With Snout (2011), the central image in his show ‘Von Miezen und Mutanten’ (Of Pussycats and Mutants), Leciejewski addresses both the dawn of the age of photography and the talk of its demise. Besides paying tribute to the patron saints of theory by visual name-dropping, the work can also be related to one of the very earliest photographic images: Daguerre’s Coquillages, showing fossil shells arranged on three shelves, is dated 1839 – the year photography was officially born.
But Snout goes beyond a mere ironic-cum-nostalgic presentation of references. It’s clear that Leciejewski inserted extra books, an old photographic print and a blue snout beetle into the original image. Moreover, parts of the picture’s lower half have been blurred by digital image processing, which causes the viewer to search all the more eagerly, though in vain, for clues to why this blurring was done. Above all, this seemingly crude manipulation demonstrates one thing: the artist’s interest in focussing attention on image processing itself.
This interest was also evident in buzz (2010), where a power socket appears to have been scratched out of the picture, as if with sandpaper. Like a sculptor, the photographer followed a procedure of removal in his picture processing. Whether the tools are analogue or digital, behind every picture lurks another picture. This was also a possible interpretation of a display wall, dividing the exhibition space which remained open at one corner, revealing its frame-like inner construction.

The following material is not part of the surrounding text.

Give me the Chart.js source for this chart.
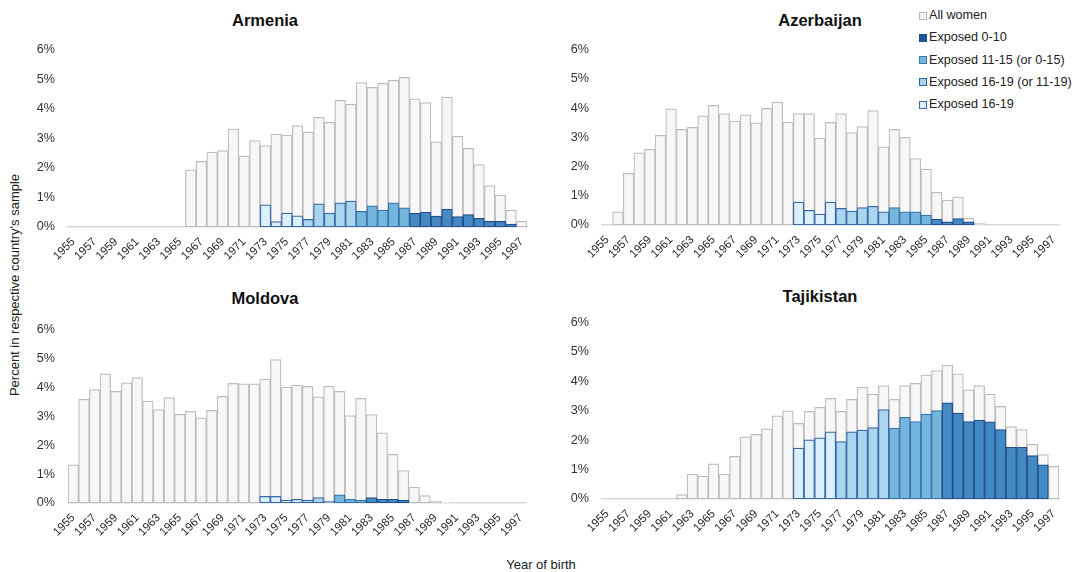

If one considered the show together with the accompanying publication – which consisted primarily of several folded and thread-stitched posters, along with a cutter blade – an underlying iconoclastic motivation emerged: To get to the bottom of new photographic images, one must treat them without respect, perhaps even cut them up – thus accepting their lack of integrity. Perhaps this really is a way to overcome the deep-rooted reverence for pictures, a reverence that can only be an obstacle to insight in the post-photographic age.